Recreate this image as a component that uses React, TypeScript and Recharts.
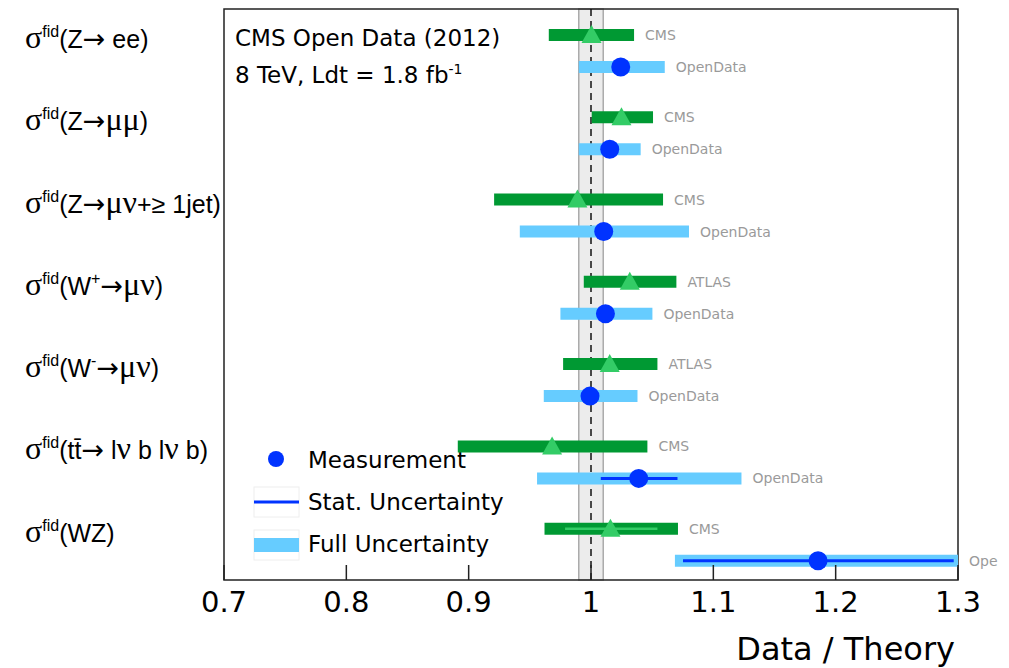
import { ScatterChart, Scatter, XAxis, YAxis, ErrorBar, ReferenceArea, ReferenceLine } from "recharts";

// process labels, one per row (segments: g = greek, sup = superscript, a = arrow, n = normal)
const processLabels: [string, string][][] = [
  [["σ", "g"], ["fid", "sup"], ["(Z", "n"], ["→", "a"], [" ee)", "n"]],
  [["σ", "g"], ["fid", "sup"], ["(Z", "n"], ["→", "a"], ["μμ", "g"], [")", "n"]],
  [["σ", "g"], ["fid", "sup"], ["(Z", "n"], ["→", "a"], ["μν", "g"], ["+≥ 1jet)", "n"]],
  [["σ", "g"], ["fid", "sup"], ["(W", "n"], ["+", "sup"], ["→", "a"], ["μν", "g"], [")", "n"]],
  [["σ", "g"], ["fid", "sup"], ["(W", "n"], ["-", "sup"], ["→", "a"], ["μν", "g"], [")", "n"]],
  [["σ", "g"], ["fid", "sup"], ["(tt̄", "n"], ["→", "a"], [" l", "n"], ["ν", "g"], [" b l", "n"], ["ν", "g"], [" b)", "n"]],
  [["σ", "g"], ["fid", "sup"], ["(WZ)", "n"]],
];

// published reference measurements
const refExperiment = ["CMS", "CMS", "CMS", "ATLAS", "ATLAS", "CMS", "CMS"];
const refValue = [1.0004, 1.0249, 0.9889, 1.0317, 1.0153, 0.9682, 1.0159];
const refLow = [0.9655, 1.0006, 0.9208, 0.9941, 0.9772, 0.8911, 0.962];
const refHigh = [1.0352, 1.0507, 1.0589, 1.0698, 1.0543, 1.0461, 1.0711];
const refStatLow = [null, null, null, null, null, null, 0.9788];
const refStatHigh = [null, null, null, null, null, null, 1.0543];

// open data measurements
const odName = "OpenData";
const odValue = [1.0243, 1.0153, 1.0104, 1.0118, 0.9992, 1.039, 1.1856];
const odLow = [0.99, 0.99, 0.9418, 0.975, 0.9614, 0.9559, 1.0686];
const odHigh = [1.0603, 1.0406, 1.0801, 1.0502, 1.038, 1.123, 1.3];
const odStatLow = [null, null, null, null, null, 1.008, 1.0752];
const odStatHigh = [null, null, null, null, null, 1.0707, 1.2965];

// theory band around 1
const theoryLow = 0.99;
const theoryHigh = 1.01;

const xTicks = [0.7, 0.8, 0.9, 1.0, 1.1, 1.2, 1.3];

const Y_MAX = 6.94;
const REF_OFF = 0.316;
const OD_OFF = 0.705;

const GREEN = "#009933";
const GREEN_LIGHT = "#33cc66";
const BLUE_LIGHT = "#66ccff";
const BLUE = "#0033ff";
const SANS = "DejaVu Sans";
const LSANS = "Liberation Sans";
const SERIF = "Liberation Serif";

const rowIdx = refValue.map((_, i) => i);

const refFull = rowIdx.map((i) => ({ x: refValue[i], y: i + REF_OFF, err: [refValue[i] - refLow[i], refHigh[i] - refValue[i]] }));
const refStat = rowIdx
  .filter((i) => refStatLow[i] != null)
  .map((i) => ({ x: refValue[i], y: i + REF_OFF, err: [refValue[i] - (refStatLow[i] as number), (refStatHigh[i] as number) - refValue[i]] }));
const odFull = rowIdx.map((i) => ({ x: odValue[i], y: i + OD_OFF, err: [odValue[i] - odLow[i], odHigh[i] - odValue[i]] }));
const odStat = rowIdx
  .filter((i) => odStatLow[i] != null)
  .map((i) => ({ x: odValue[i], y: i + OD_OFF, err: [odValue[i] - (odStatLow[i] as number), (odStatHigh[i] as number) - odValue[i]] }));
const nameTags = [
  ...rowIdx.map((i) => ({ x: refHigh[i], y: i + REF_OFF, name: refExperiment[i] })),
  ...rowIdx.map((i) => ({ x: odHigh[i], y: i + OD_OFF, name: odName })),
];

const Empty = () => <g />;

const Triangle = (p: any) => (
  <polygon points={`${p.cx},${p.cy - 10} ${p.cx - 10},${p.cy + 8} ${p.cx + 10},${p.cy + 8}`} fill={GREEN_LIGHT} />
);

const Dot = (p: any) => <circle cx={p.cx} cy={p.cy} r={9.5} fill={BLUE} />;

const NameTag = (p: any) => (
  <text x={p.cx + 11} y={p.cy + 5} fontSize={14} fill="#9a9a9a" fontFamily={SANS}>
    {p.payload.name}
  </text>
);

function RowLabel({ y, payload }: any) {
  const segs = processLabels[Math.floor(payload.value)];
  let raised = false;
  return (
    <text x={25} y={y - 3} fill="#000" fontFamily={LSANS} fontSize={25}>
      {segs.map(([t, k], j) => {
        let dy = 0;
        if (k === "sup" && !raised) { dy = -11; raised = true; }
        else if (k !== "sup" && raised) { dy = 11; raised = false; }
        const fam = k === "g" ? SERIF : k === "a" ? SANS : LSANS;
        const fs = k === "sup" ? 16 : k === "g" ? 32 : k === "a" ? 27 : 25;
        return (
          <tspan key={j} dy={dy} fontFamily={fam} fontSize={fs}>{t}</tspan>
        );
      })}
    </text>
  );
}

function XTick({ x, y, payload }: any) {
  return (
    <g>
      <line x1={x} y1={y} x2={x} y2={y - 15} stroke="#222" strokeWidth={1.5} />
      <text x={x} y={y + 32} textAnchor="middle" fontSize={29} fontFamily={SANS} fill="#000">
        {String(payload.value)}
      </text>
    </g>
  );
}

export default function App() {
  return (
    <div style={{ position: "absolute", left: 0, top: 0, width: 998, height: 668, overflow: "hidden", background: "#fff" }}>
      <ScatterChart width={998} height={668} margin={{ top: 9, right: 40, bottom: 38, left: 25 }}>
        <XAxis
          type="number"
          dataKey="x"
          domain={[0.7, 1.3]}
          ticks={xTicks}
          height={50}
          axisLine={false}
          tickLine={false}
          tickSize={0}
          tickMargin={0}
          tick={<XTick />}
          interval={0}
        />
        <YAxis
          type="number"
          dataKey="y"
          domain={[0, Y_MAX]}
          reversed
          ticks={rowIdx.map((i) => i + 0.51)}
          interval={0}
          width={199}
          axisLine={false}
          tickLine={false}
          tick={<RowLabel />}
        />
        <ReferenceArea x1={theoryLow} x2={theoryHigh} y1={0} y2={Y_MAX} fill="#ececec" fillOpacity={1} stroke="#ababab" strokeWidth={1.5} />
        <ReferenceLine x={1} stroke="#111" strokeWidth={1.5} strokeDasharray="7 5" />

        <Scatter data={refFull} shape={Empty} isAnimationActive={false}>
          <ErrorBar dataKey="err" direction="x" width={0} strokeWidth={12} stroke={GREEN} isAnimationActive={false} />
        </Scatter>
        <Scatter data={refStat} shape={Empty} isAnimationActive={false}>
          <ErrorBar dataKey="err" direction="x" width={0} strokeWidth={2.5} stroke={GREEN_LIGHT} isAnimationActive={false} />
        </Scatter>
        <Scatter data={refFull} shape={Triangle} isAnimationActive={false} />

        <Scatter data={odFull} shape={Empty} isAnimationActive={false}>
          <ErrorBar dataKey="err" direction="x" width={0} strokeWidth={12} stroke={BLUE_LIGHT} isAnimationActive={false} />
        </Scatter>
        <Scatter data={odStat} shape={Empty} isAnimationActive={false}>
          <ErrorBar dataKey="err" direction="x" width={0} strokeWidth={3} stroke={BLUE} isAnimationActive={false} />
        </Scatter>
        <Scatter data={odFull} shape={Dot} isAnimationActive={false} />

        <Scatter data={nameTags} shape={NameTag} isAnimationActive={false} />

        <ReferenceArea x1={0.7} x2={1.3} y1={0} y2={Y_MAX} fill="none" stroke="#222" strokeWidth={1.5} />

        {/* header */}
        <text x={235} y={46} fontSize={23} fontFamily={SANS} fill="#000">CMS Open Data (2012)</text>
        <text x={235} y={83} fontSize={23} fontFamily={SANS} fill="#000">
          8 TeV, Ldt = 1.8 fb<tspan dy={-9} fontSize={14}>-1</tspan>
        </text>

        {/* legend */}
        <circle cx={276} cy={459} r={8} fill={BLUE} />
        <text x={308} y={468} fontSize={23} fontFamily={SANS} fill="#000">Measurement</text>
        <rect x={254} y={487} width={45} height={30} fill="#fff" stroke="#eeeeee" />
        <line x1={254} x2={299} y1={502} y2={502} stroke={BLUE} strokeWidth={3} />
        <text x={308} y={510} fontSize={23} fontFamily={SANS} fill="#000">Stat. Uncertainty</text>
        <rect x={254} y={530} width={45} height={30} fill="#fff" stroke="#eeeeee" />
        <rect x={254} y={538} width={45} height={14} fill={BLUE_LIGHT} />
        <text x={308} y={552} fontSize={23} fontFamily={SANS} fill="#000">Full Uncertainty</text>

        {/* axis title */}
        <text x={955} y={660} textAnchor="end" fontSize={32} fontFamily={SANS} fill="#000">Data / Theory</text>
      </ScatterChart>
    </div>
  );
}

_Description of the task_
Starting at the top of the listing above, reproduce each line up to and including the one with "ErrorBar, ReferenceArea, ReferenceLine"; omit the pictures.

_Solution to the exercise_
Recreate this image as a component that uses React, TypeScript and Recharts.
import { ScatterChart, Scatter, XAxis, YAxis, ErrorBar, ReferenceArea, ReferenceLine } from "recharts";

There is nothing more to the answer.